O “Gramofone” de hoje celebra a vida e a obra gravada de uma das maiores fadistas de sempre: Fernanda Maria. Deixou-nos na Segunda-Feira passada, dia 13 de Janeiro, à beira de completar 88 anos. Diria que não há ninguém que ame verdadeiramente o nosso fado que não se impressione com a verdade e a carga emocional desta intérprete. O seu primeiro registo foi editado em 1958 pela casa Valentim de Carvalho e integrava uma série de discos designada “Ronda do Fado”, onde apareceram também Celeste Rodrigues ou Fernando Farinha. Subdividindo-se por diversas casas de fado, a maior das subséries foi precisamente aquela em que se estreou Fernanda Maria, que ocupa o terceiro de quatro volumes dedicados à casa Severa. Um ano depois, chega o disco em que uma foto da fadista, da autoria de Nuno Calvet, é chamada à capa, trazendo a gravação de “Saudade Vai-te Embora” e as guitarras de Francisco Carvalhinho e Martinho d’Assunção.
O sucesso destes primeiros discos é tão grande que vários se sucedem rapidamente, chegando-se a meio do ano de 1960 e as contas a irem no sétimo trabalho já. É então editado o EP “Bairros de Lisboa”, com duas desgarradas com Alfredo Marceneiro. Na realidade, praticamente 50 anos os separavam, mas unia-os este enorme amor ao fado e à forma mais castiça de o cantar. Pouco depois, Fernanda Maria muda de casa editora, passando da Valentim de Carvalho para a Alvorada, onde vem a gravar quase toda a sua obra. No entanto, o seu primeiro álbum foi editado nos EUA pelo selo Monitor em 1962, com o título “Lisboa Antiga”. Como produtor executivo, encontramos Emílio Mateus, falecido em 2024 com 101 anos e que foi o fundador da etiqueta Estúdio.
Fernanda Maria tinha ainda outra faceta: a de autora de textos de canções. Na realidade, desde 1961 que incluía em discos seus algumas letras: “A Razão do Meu Viver”, nesse ano, cantada no fado menor; “Minha Mãe”, no ano seguinte, com música de Carlos da Maia; e “Recordação”, em 1963, com música de José Marques. No ano seguinte, Fernanda Maria abria com o marido a casa de fados “Lisboa à Noite”, onde recebe muitas das outras grandes vozes de então. Um dos grandes sucessos da fadista, “Não Passes com Ela à Minha Rua” (letra de Carlos Conde e música do fado Alberto, de Miguel Ramos) é pulicado em 1968 num álbum de título genérico “Fados”, neste caso com acompanhamento do Trio de Guitarras Lisboa à Noite, com Jaime Santos, Martinho d’Assunção e Liberto Conde.

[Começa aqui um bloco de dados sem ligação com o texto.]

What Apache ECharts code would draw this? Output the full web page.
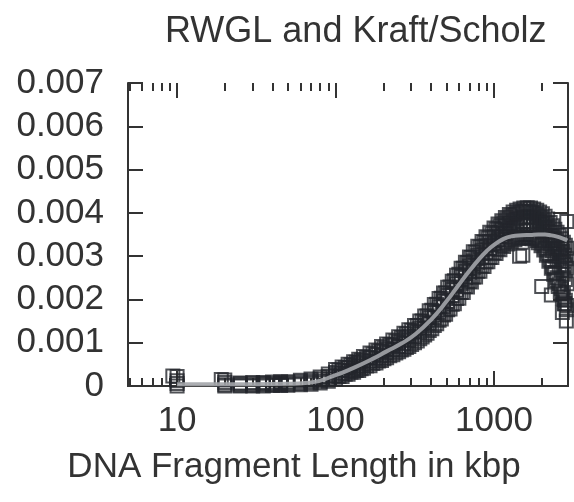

O ritmo frenético de edições de Fernanda Maria não é de facto algo de somenos, até porque, construindo-se a discografia nacional na época fundamentalmente à base dos EPs de 7 polegadas, quase sempre com 4 faixas, esta nossa fadista foi um caso à parte. Na verdade, os álbuns de originais eram o formato de eleição para ela, inscrevendo o seu nome numa reduzidíssima galeria de artistas que viam a sua obra veiculada de forma consistente nesse formato. No capítulo dos álbuns de originais, Fernanda Maria apenas ombreia com Ada de Castro, estando naturalmente Amália Rodrigues noutros mercados, e fora do âmbito do fado a excepção seria José Afonso.
Em 1972 chega o álbum “Fado Mágoas”, com Fernanda Maria acompanhada por Adelino dos Santos, Armandino Maia, José Maria de Carvalho, José Vilela, António Chainho ou José Maria Nóbrega. Um ano depois, eram editados dois álbuns de originais, “De Loucura em Loucura” e “Penso Sempre em Ti”, onde estão representados autores como João Dias, Domingos Gonçalves da Costa, Moniz Pereira, Artur Ribeiro, Jerónimo Bragança ou Álvaro Duarte Simões, numa viagem que nunca parou de maravilhar quem ouve esta fadista que cantou também David Mourão-Ferreira mas que, querendo cantar Fernando Pessoa, foi a tal desaconselhada por receio de que o seu público não entendesse os seus versos. Nos anos 80 e 90, Fernanda Maria não deixou de editar novos trabalhos e até de gravar duetos com Manuel de Almeida e Gonçalo Salgueiro (neste caso, já em 2012), mas o novo século já não veria mais discos em nome próprio desta voz que tantos e tantos continuarão decerto a ter como uma das mais genuínas do nosso fado.